#### [DESCRIPTION OF THE TASK]
Write out the data below in full, unchanged, minus the images.
%%
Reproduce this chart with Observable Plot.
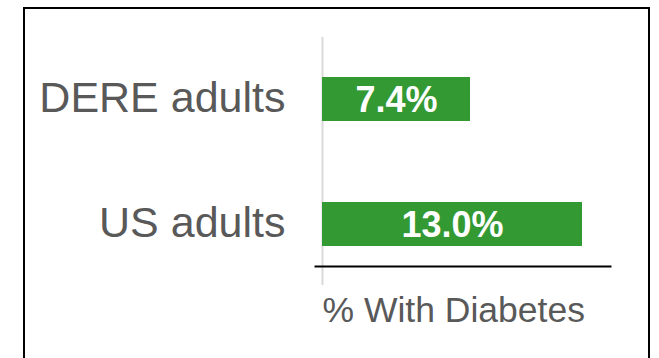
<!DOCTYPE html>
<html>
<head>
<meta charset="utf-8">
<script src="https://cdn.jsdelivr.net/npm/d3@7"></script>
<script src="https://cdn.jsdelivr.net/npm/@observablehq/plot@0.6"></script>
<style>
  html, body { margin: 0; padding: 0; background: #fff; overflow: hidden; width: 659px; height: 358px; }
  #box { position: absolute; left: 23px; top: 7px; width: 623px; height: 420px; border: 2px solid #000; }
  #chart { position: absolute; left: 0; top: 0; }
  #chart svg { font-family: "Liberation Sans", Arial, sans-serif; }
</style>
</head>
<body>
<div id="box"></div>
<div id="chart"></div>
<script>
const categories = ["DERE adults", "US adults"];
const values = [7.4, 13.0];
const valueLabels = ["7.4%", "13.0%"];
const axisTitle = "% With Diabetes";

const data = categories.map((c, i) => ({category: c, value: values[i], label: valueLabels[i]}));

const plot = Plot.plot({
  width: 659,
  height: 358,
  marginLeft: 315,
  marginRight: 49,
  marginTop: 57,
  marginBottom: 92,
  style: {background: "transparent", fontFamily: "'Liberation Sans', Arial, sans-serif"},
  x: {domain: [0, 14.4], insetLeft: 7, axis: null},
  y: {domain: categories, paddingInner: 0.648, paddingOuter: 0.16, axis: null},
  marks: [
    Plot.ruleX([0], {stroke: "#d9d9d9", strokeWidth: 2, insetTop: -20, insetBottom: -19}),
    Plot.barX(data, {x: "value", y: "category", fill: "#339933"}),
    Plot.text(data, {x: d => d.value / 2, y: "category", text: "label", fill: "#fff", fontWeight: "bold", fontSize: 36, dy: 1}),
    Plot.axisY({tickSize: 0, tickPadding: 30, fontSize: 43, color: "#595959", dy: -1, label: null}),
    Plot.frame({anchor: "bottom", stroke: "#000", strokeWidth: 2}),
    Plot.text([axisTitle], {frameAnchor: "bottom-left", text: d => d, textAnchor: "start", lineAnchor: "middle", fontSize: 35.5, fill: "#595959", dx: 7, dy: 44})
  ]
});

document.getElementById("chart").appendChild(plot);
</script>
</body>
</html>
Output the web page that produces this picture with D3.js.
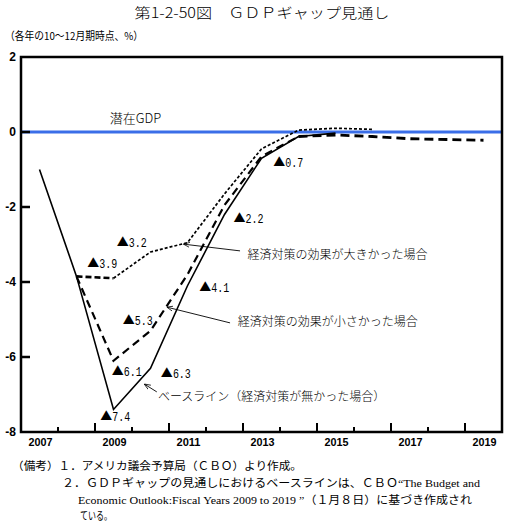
%%
#### [FULL RESPONSE]
Reproduce this chart with Observable Plot.
<!DOCTYPE html>
<html>
<head>
<meta charset="utf-8">
<script src="https://cdn.jsdelivr.net/npm/d3@7"></script>
<script src="https://cdn.jsdelivr.net/npm/@observablehq/plot@0.6"></script>
<style>
  html, body { margin: 0; padding: 0; background: #fff; overflow: hidden; width: 659px; height: 358px; }
  #box { position: absolute; left: 23px; top: 7px; width: 623px; height: 420px; border: 2px solid #000; }
  #chart { position: absolute; left: 0; top: 0; }
  #chart svg { font-family: "Liberation Sans", Arial, sans-serif; }
</style>
</head>
<body>
<div id="box"></div>
<div id="chart"></div>
<script>
const categories = ["DERE adults", "US adults"];
const values = [7.4, 13.0];
const valueLabels = ["7.4%", "13.0%"];
const axisTitle = "% With Diabetes";

const data = categories.map((c, i) => ({category: c, value: values[i], label: valueLabels[i]}));

const plot = Plot.plot({
  width: 659,
  height: 358,
  marginLeft: 315,
  marginRight: 49,
  marginTop: 57,
  marginBottom: 92,
  style: {background: "transparent", fontFamily: "'Liberation Sans', Arial, sans-serif"},
  x: {domain: [0, 14.4], insetLeft: 7, axis: null},
  y: {domain: categories, paddingInner: 0.648, paddingOuter: 0.16, axis: null},
  marks: [
    Plot.ruleX([0], {stroke: "#d9d9d9", strokeWidth: 2, insetTop: -20, insetBottom: -19}),
    Plot.barX(data, {x: "value", y: "category", fill: "#339933"}),
    Plot.text(data, {x: d => d.value / 2, y: "category", text: "label", fill: "#fff", fontWeight: "bold", fontSize: 36, dy: 1}),
    Plot.axisY({tickSize: 0, tickPadding: 30, fontSize: 43, color: "#595959", dy: -1, label: null}),
    Plot.frame({anchor: "bottom", stroke: "#000", strokeWidth: 2}),
    Plot.text([axisTitle], {frameAnchor: "bottom-left", text: d => d, textAnchor: "start", lineAnchor: "middle", fontSize: 35.5, fill: "#595959", dx: 7, dy: 44})
  ]
});

document.getElementById("chart").appendChild(plot);
</script>
</body>
</html>
Output the web page that produces this picture with D3.js.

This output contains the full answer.